Et quel meilleur moyen de rire et de faire rire si ce n'est jouer ?

Ce n'est pas un hasard si l'on parle de jeu théâtral, trop souvent perçu comme une pratique sérieuse, académique et réservée à des bourreaux de travail que je soupçonne d'être des "adultes responsables"².

Ainsi le jeu, re-découverte des premiers âges permet à l'individu de s'approprier son corps, ainsi que l'espace qui l'entoure et le corps de ses partenaires de jeu. Par là il va spontanément créer un environnement fictionnel que son univers personnel pourra investir, enfin avec un peu d'expérience il laissera même de la place à ceux des autres afin qu'ils se mélangent.

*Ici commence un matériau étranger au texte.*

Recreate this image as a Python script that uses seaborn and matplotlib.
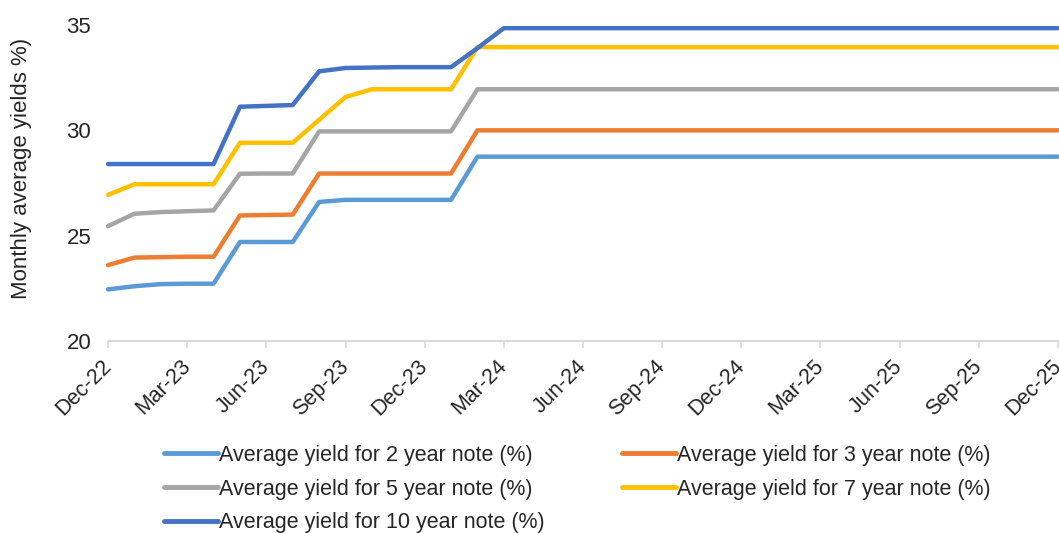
import numpy as np
import pandas as pd
import matplotlib
matplotlib.use("Agg")
import matplotlib.pyplot as plt
import seaborn as sns

# ---------------- data ----------------
months = pd.date_range("2022-12-01", "2025-12-01", freq="MS").strftime("%b-%y").tolist()

y2 = [22.45, 22.6, 22.7, 22.72, 22.72, 24.7, 24.7, 24.7, 26.6, 26.7, 26.7, 26.7, 26.7, 26.7,
      28.75, 28.75, 28.75, 28.75, 28.75, 28.75, 28.75, 28.75, 28.75, 28.75, 28.75, 28.75,
      28.75, 28.75, 28.75, 28.75, 28.75, 28.75, 28.75, 28.75, 28.75, 28.75, 28.75]
y3 = [23.6, 23.96, 23.98, 24.0, 24.0, 25.96, 25.98, 26.0, 27.95, 27.95, 27.95, 27.95, 27.95, 27.95,
      30.0, 30.0, 30.0, 30.0, 30.0, 30.0, 30.0, 30.0, 30.0, 30.0, 30.0, 30.0,
      30.0, 30.0, 30.0, 30.0, 30.0, 30.0, 30.0, 30.0, 30.0, 30.0, 30.0]
y5 = [25.45, 26.04, 26.12, 26.16, 26.2, 27.94, 27.95, 27.95, 29.95, 29.95, 29.95, 29.95, 29.95, 29.95,
      31.95, 31.95, 31.95, 31.95, 31.95, 31.95, 31.95, 31.95, 31.95, 31.95, 31.95, 31.95,
      31.95, 31.95, 31.95, 31.95, 31.95, 31.95, 31.95, 31.95, 31.95, 31.95, 31.95]
y7 = [26.94, 27.44, 27.44, 27.44, 27.44, 29.41, 29.41, 29.41, 30.5, 31.58, 31.95, 31.95, 31.95, 31.95,
      33.95, 33.95, 33.95, 33.95, 33.95, 33.95, 33.95, 33.95, 33.95, 33.95, 33.95, 33.95,
      33.95, 33.95, 33.95, 33.95, 33.95, 33.95, 33.95, 33.95, 33.95, 33.95, 33.95]
y10 = [28.4, 28.4, 28.4, 28.4, 28.4, 31.12, 31.16, 31.2, 32.8, 32.96, 32.98, 33.0, 33.0, 33.0,
       33.9, 34.85, 34.85, 34.85, 34.85, 34.85, 34.85, 34.85, 34.85, 34.85, 34.85, 34.85,
       34.85, 34.85, 34.85, 34.85, 34.85, 34.85, 34.85, 34.85, 34.85, 34.85, 34.85]

series_names = [
    "Average yield for 2 year note (%)",
    "Average yield for 3 year note (%)",
    "Average yield for 5 year note (%)",
    "Average yield for 7 year note (%)",
    "Average yield for 10 year note (%)",
]
series_values = [y2, y3, y5, y7, y10]
colors = ["#5B9BD5", "#ED7D31", "#A5A5A5", "#FFC000", "#4472C4"]
y_ticks = [20, 25, 30, 35]
y_label = "Monthly average yields %)"

# ---------------- frame ----------------
rows = []
for name, vals in zip(series_names, series_values):
    for i, (m, v) in enumerate(zip(months, vals)):
        rows.append({"idx": i, "month": m, "series": name, "value": v})
df = pd.DataFrame(rows)

sns.set_theme(style="white")
plt.rcParams["font.family"] = ["Liberation Sans", "DejaVu Sans"]

TXT = "#262626"

fig = plt.figure(figsize=(10.59, 5.33), dpi=100)
ax = fig.add_axes([108 / 1059, 1 - 341 / 533, (1058 - 108) / 1059, (341 - 25) / 533])

sns.lineplot(data=df, x="idx", y="value", hue="series", hue_order=series_names,
             palette=dict(zip(series_names, colors)), linewidth=3.2, ax=ax,
             legend=True)

ax.set_xlim(0, len(months) - 1)
ax.set_ylim(20, 35)
ax.set_yticks(y_ticks)
ax.set_yticklabels([str(t) for t in y_ticks])
tick_pos = list(range(0, len(months), 3))
ax.set_xticks(tick_pos)
ax.set_xticklabels([months[i] for i in tick_pos], rotation=45, ha="right",
                   va="center", rotation_mode="anchor")
ax.set_xlabel("")
ax.set_ylabel(y_label, fontsize=16, color=TXT)
ax.yaxis.set_label_coords(-0.080, 0.547)

for s in ["top", "right", "left"]:
    ax.spines[s].set_visible(False)
ax.spines["bottom"].set_color("#D9D9D9")
ax.spines["bottom"].set_linewidth(1.5)
ax.tick_params(axis="x", length=5, width=1.2, color="#D9D9D9", labelsize=15.5,
               labelcolor=TXT, pad=11, bottom=True, direction="out")
ax.tick_params(axis="y", length=0, labelsize=16, labelcolor=TXT, pad=12)
ax.grid(False)
for line in ax.get_lines():
    line.set_clip_on(False)

handles, labels = ax.get_legend_handles_labels()
ax.get_legend().remove()
order = [0, 2, 4, 1, 3]
fig.legend([handles[i] for i in order], [labels[i] for i in order],
           loc="center", bbox_to_anchor=(577.5 / 1059, 1 - 489 / 533),
           ncol=2, frameon=False, fontsize=15.5, handlelength=2.5,
           handletextpad=0.05, columnspacing=3.6, labelspacing=0.6,
           labelcolor=TXT)
for lh in fig.legends[0].get_lines():
    lh.set_linewidth(3.5)

fig.savefig("out.png", dpi=100)
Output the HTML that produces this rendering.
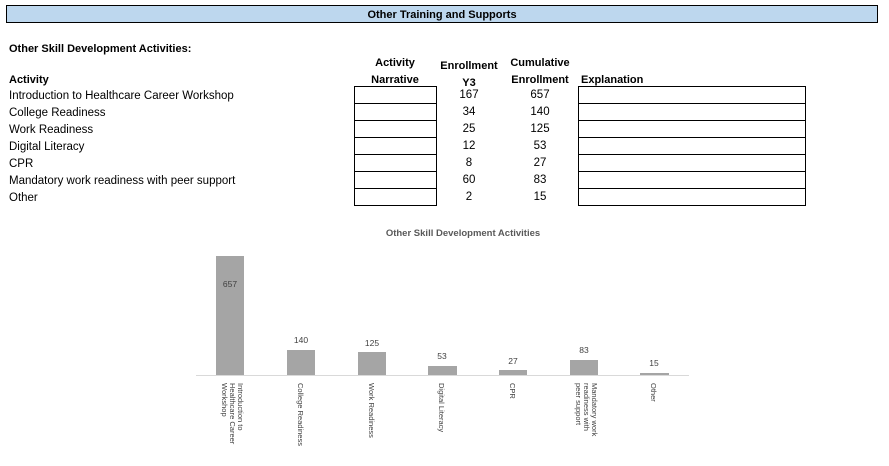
<!DOCTYPE html>
<html><head><meta charset="utf-8"><style>
body{margin:0;width:889px;height:466px;background:#fff;position:relative;font-family:"Liberation Sans",sans-serif;overflow:hidden}
.a{position:absolute;white-space:nowrap}
.b{font-weight:bold;font-size:11px}
.t{font-size:11.5px;color:#000}
.c{text-align:center}
.box{position:absolute;border:1px solid #000;box-sizing:border-box}
</style></head><body>
<div class="box" style="left:6px;top:5px;width:872px;height:18px;background:#bdd7ee"></div>
<div class="a b c" style="left:6px;width:872px;top:9px;font-size:11px">Other Training and Supports</div>
<div class="a b" style="left:9px;top:43px">Other Skill Development Activities:</div>
<div class="a b c" style="left:354px;width:82px;top:57px">Activity</div>
<div class="a b c" style="left:354px;width:82px;top:74px">Narrative</div>
<div class="a b c" style="left:434px;width:70px;top:60px">Enrollment</div>
<div class="a b c" style="left:434px;width:70px;top:77px">Y3</div>
<div class="a b c" style="left:505px;width:70px;top:57px">Cumulative</div>
<div class="a b c" style="left:505px;width:70px;top:74px">Enrollment</div>
<div class="a b" style="left:581px;top:74px">Explanation</div>
<div class="a b" style="left:9px;top:74px">Activity</div>
<div id="rows"></div>
<svg width="889" height="466" style="position:absolute;left:0;top:0" font-family="Liberation Sans, sans-serif">
<text x="463" y="236" text-anchor="middle" font-size="9.5" font-weight="bold" fill="#595959">Other Skill Development Activities</text>
<line x1="196" y1="375.5" x2="689" y2="375.5" stroke="#d9d9d9"/>
<g fill="#a5a5a5">
<rect x="216" y="256" width="28" height="119"/>
<rect x="287" y="350" width="28" height="25"/>
<rect x="358" y="352" width="28" height="23"/>
<rect x="428" y="366" width="29" height="9"/>
<rect x="499" y="370" width="28" height="5"/>
<rect x="570" y="360" width="28" height="15"/>
<rect x="640" y="373" width="29" height="2"/>
</g>
<g font-size="8.5" fill="#404040" text-anchor="middle">
<text x="230" y="287">657</text><text x="301" y="343">140</text><text x="372" y="346">125</text>
<text x="442" y="359">53</text><text x="513" y="364">27</text><text x="584" y="353">83</text><text x="654" y="366">15</text>
</g>
<g font-size="7.5" fill="#404040">
<g transform="translate(238,383) rotate(90)"><text x="0" y="0">Introduction to</text><text x="0" y="8">Healthcare Career</text><text x="0" y="16">Workshop</text></g>
<g transform="translate(298,383) rotate(90)"><text>College Readiness</text></g>
<g transform="translate(369,383) rotate(90)"><text>Work Readiness</text></g>
<g transform="translate(439,383) rotate(90)"><text>Digital Literacy</text></g>
<g transform="translate(510,383) rotate(90)"><text>CPR</text></g>
<g transform="translate(592,383) rotate(90)"><text x="0" y="0">Mandatory work</text><text x="0" y="8">readiness with</text><text x="0" y="16">peer support</text></g>
<g transform="translate(651,383) rotate(90)"><text>Other</text></g>
</g>
</svg>
<script>
var d=[["Introduction to Healthcare Career Workshop",167,657],["College Readiness",34,140],["Work Readiness",25,125],["Digital Literacy",12,53],["CPR",8,27],["Mandatory work readiness with peer support",60,83],["Other",2,15]];
var h="";
d.forEach(function(r,i){var y=86+i*17;
h+='<div class="a t" style="left:9px;top:'+(y+4)+'px">'+r[0]+'</div>';
h+='<div class="box" style="left:354px;top:'+y+'px;width:83px;height:18px"></div>';
h+='<div class="box" style="left:578px;top:'+y+'px;width:228px;height:18px"></div>';
h+='<div class="a t c" style="left:434px;width:70px;top:'+(y+3)+'px">'+r[1]+'</div>';
h+='<div class="a t c" style="left:505px;width:70px;top:'+(y+3)+'px">'+r[2]+'</div>';});
document.getElementById("rows").innerHTML=h;
</script>
</body></html>
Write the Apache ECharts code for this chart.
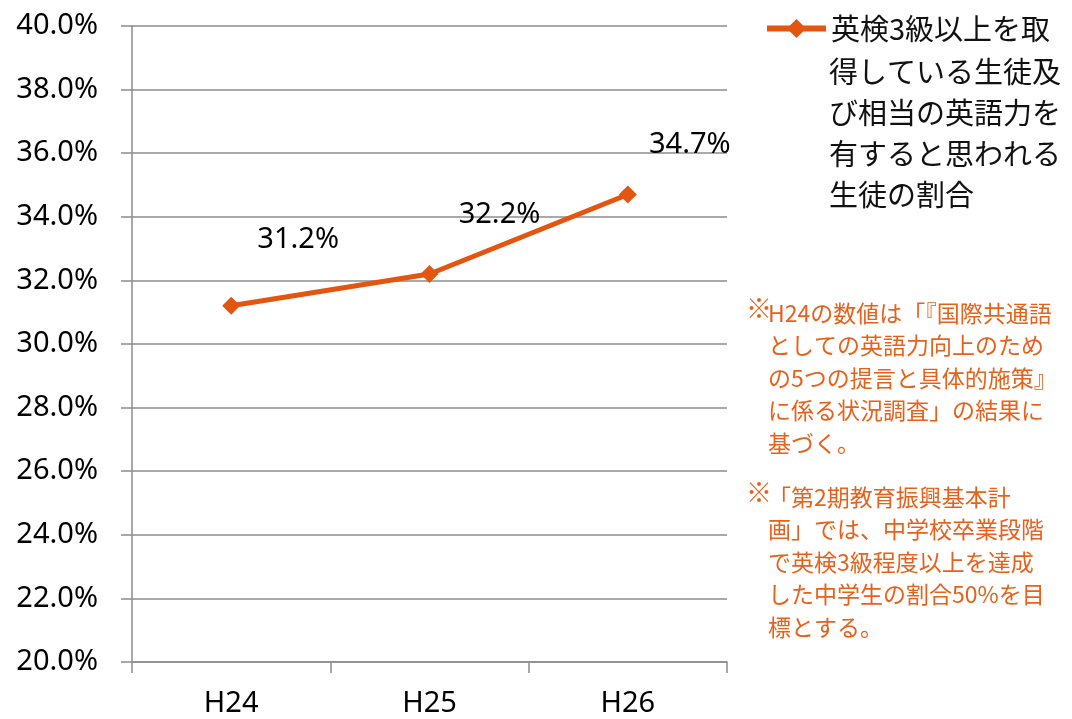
<!DOCTYPE html>
<html>
<head>
<meta charset="utf-8">
<script src="https://cdn.jsdelivr.net/npm/echarts@6/dist/echarts.min.js"></script>
<style>
  html, body { margin: 0; padding: 0; background: #fff; }
  #chart { width: 1072px; height: 719px; }
</style>
</head>
<body>
<div id="chart"></div>
<script>
// 年度別の割合（%）
const categories = ['H24', 'H25', 'H26'];
const rates = [31.2, 32.2, 34.7];
const seriesLines = ['英検3級以上を取', '得している生徒及', 'び相当の英語力を', '有すると思われる', '生徒の割合'];
const noteOne = 'H24の数値は「『国際共通語\nとしての英語力向上のため\nの5つの提言と具体的施策』\nに係る状況調査」の結果に\n基づく。';
const noteTwo = '「第2期教育振興基本計\n画」では、中学校卒業段階\nで英検3級程度以上を達成\nした中学生の割合50%を目\n標とする。';

const seriesName = seriesLines.join('');

// ラベルの表示位置（点からのずれ）
const labelShift = [[67, -66], [70, -59], [62, -50]];

const ORANGE = '#E2560F';
const NOTE = '#E8611A';
const GRID = '#8c8c8c';
const LATIN = '"Noto Sans", "Open Sans", sans-serif';
const CJK = '"Noto Sans CJK JP", "Noto Sans", sans-serif';

const chart = echarts.init(document.getElementById('chart'));

chart.setOption({
  animation: false,
  backgroundColor: '#fff',
  grid: { left: 132, right: 345, top: 26, bottom: 57, containLabel: false },
  xAxis: {
    type: 'category',
    data: categories,
    boundaryGap: true,
    axisLine: { lineStyle: { color: GRID, width: 1.5 } },
    axisTick: { show: true, length: 11, lineStyle: { color: GRID, width: 1.5 } },
    axisLabel: { color: '#000', fontFamily: LATIN, fontSize: 29, margin: 27 },
    splitLine: { show: false }
  },
  yAxis: {
    type: 'value',
    min: 20,
    max: 40,
    interval: 2,
    axisLine: { show: true, lineStyle: { color: GRID, width: 1.5 } },
    axisTick: { show: true, length: 11, lineStyle: { color: GRID, width: 1.5 } },
    axisLabel: {
      color: '#000', fontFamily: LATIN, fontSize: 29, margin: 34,
      formatter: v => v.toFixed(1) + '%'
    },
    splitLine: { show: true, lineStyle: { color: GRID, width: 1.5 } }
  },
  legend: {
    orient: 'vertical',
    left: 764,
    top: 8,
    padding: 0,
    itemWidth: 59,
    itemHeight: 24,
    itemGap: 6,
    data: [{ name: seriesName }],
    lineStyle: { width: 6 },
    formatter: () => seriesLines[0],
    textStyle: { color: '#111', fontFamily: CJK, fontSize: 29, lineHeight: 41 }
  },
  series: [{
    name: seriesName,
    type: 'line',
    data: rates.map((v, i) => ({
      value: v,
      label: { offset: labelShift[i] }
    })),
    lineStyle: { color: ORANGE, width: 5 },
    itemStyle: { color: ORANGE },
    symbol: 'diamond',
    symbolSize: 18,
    label: {
      show: true,
      position: 'inside',
      color: '#000',
      fontFamily: LATIN,
      fontSize: 29,
      formatter: p => p.value.toFixed(1) + '%'
    }
  }],
  graphic: [
    // 凡例の続きの行
    { type: 'text', left: 829, top: 51, style: { text: seriesLines.slice(1).join('\n'), fill: '#111', font: '29px ' + CJK, lineHeight: 41 } },
    { type: 'text', left: 746, top: 295, style: { text: '※', fill: NOTE, font: '26px ' + CJK } },
    { type: 'text', left: 768, top: 297, style: { text: noteOne, fill: NOTE, font: '23px ' + CJK, lineHeight: 32.5 } },
    { type: 'text', left: 746, top: 479, style: { text: '※', fill: NOTE, font: '26px ' + CJK } },
    { type: 'text', left: 768, top: 481, style: { text: noteTwo, fill: NOTE, font: '23px ' + CJK, lineHeight: 32.5 } }
  ]
});
</script>
</body>
</html>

C'est de ce mélange que naissent les Captains. Mixtures complexes, aux ingrédients aléatoires, parfois déjà vus. Et parfois renouvelés, grâce à l'apport de nouveaux participants ou de nouvelles parcelles fraîchement construites dans les univers de chacun.

Vous l'aurez compris cette brève méthode explicative à propos de fabrication de Captains nous révèle l'originalité du Captain par rapport au super héros : le Captain est normal, mais pas banal. Est Captain qui joue, qui vit, qui rie.

Captains de tous pays : révélez vous!

² / L'auteur a, par ailleurs, consacré un traité à la question des "gens responsables" s'intitulant "Adultes responsables : le pire fléau de toute la galaxie depuis la moustache obligatoire chez Les Verts" préfacé par André Gide, aux éditions J'en sais rien (enfin pas grand-chose).